I then provided a short list of some of the things the prohbition on sexual immorality included while acknowledging this word can refer to any one of those things, some of those things, or all of them together. Unlike the dietary restritions, what constituted sexual immorality remained consistent in the New Testament and beyond.

In accordance with the matters addressed in Acts 15, ethical concerns predominated in the writings of the Early Church Fathers. At the beginning of the first chapter of his book Reading the Early Church Fathers: From the Didache to Nicea, James L. Papandera notes
Early Christian catechesis focused more on ethical concerns than on theology, and from the very beginning it was extremely important to draw the lines of distinction between Christian morals and the morals of the rest of Greco-Roman culture and society (page 7)
This surely includes sexual morals.



Since posting that I have run across two things that I think are relevant.

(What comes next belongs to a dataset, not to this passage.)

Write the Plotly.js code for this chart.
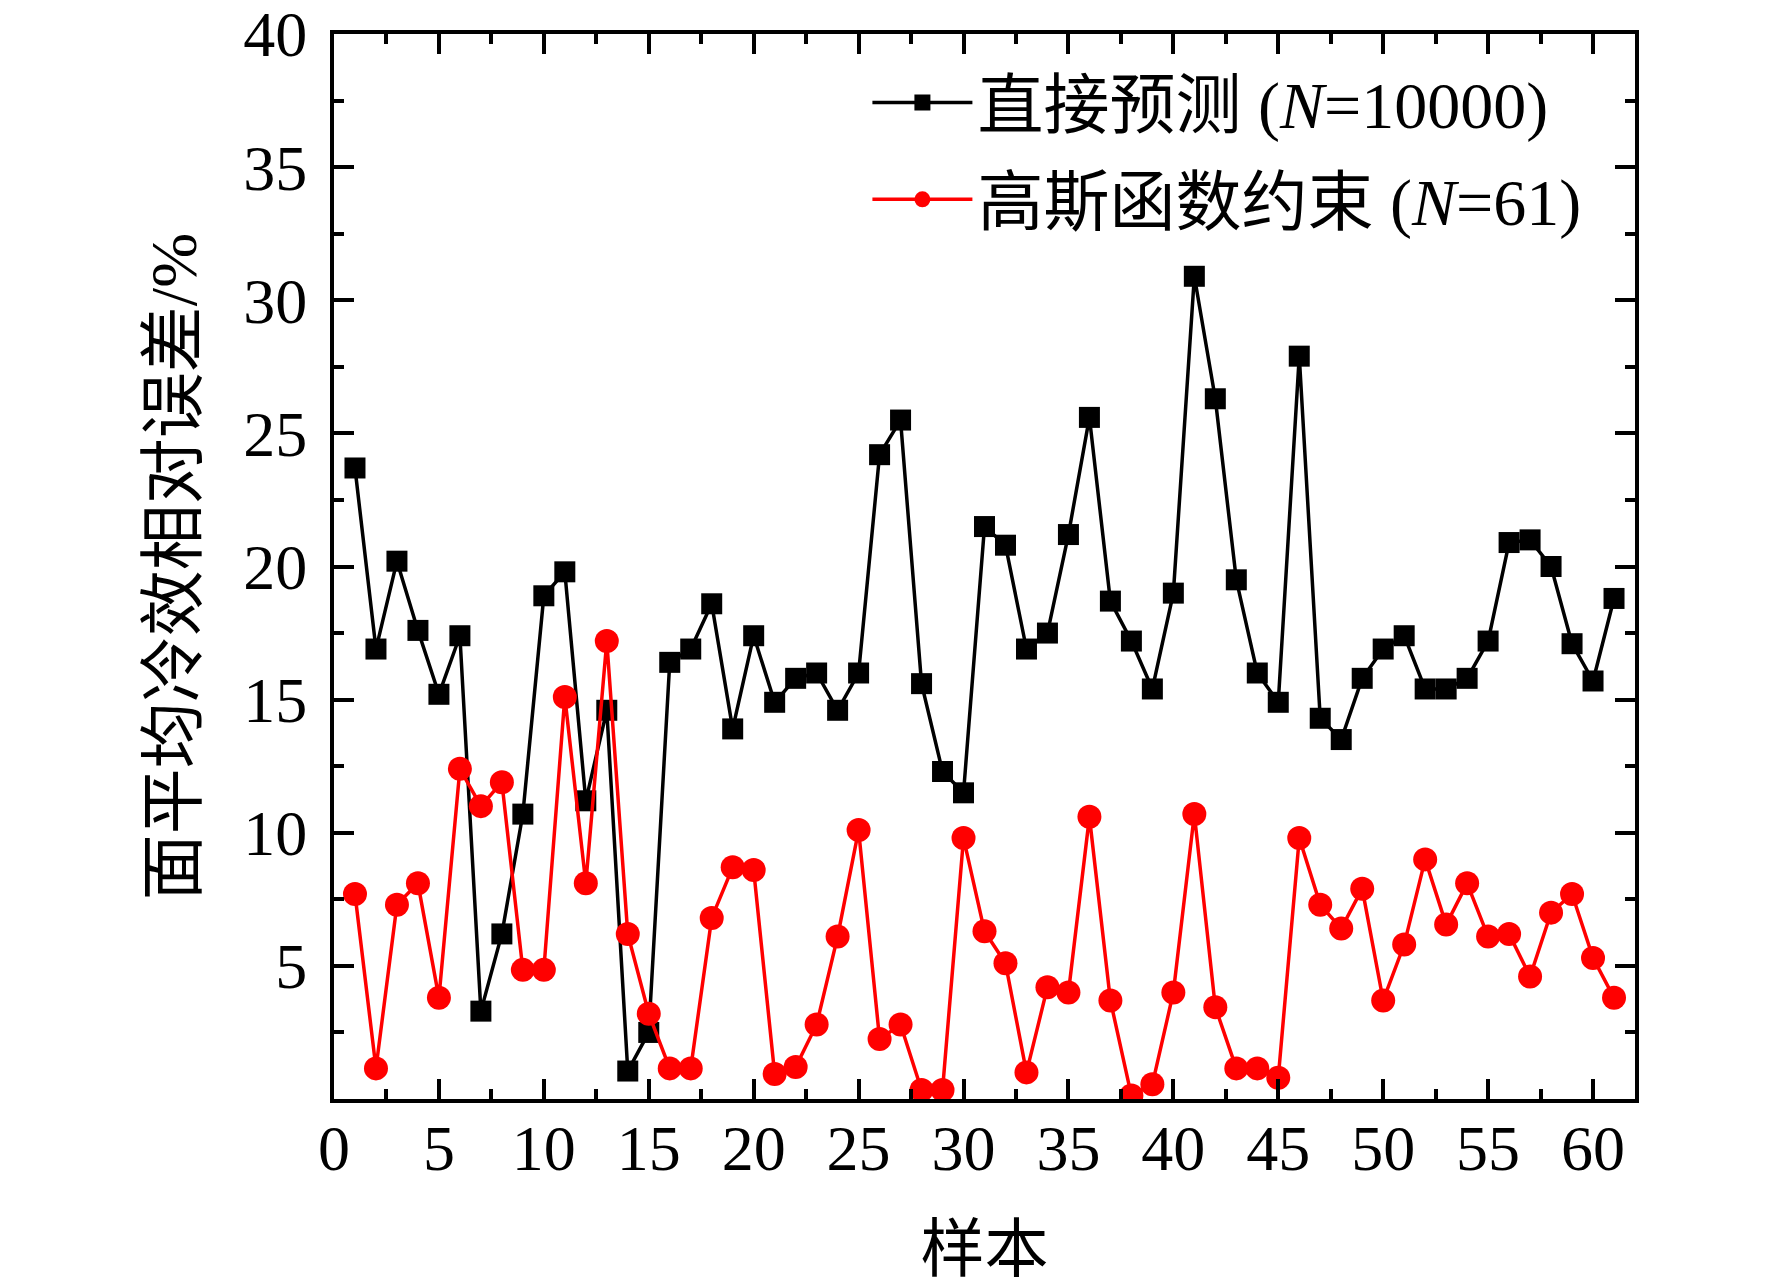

One of them was a post made to the Facebook account of a group called "Catholic Dress Code." This is a rather conservative group run by Catholic women encouraging women to dress modestly. While I certainly have my viewpoint, I don't wade into discussions of what someone should wear or not wear.

Because of its length, I am not going to post the whole thing. You can follow the link I provided above to read it all. But I am going to repost several paragraphs that I think are the most salient:
No one told me the truth about sex before I had a lot of sex... (reposted)...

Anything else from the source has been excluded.